The first factory in a new free trade zone along the Haitian-Dominican border opened in August. Three hundred workers have been hired to assemble Levi’s Jeans in the first of three factories to be built by the Dominican company Grupo M with support pending from the World Bank’s private-sector arm, the International Finance Corporation (IFC).

During the recent World Bank Annual Meetings in Dubai, labour union representatives lobbied Peter Woicke, head of the IFC, for assurances that any support would be given on the condition that Grupo M agreed to protect core labour standards. Woicke committed to the application of the core labour standards to future IFC loans and would “consider” their application to the pending Grupo M case. Initially the IFC had expressed faith that the company’s declared intentions to respect employees’ freedom of association and consumer reluctance to buy “sweatshop” goods were sufficient guarantees.

Within weeks of the first factory opening, twenty workers have been fired for asking for improved conditions. The Haitian NGO, Groupe d’Appui aux Rapatries et Refugies, reports that employees have been forbidden to organise themselves or discuss politics while inside the zone.
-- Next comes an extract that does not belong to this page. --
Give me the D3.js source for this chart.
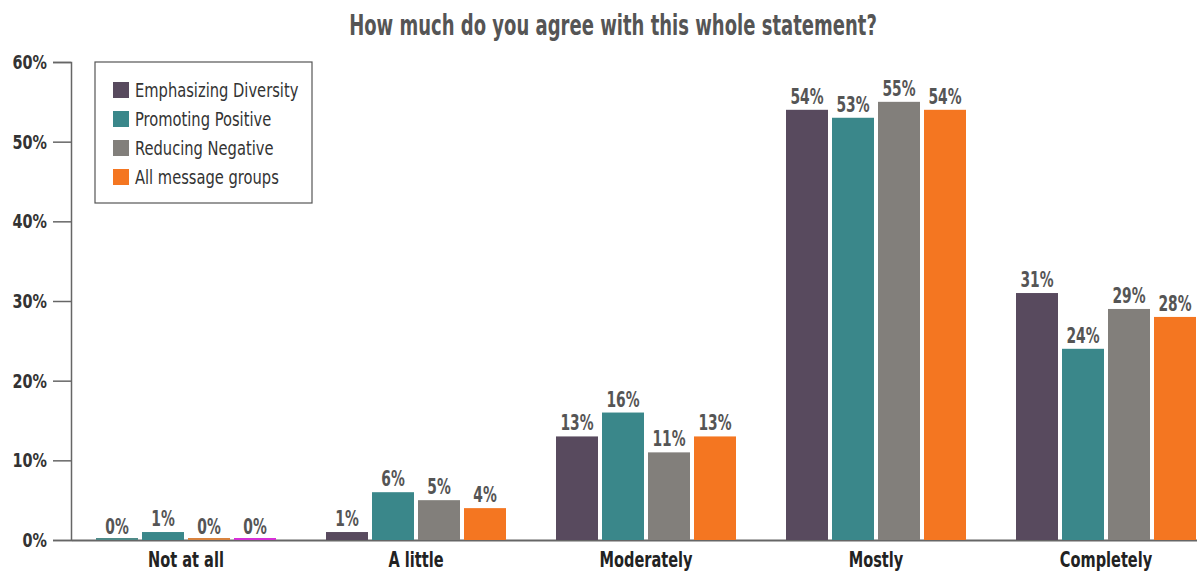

Concerns for workers’ rights have increased following the July 16th report in the Haiti Progres newspaper that Grupo M’s private security force for the new free zone is headed by a “renowned criminal”.

Villardouin Joseph, a member of a local peasant farmers association, was released from prison on 4 September. Joseph had been arrested by police on 22 May for supposed involvement with resistance to the seizure of farmland for the construction of the free trade zone. No paperwork relating to his arrest and detention was presented to him, and during his three and half months in prison he did not appear before any judge.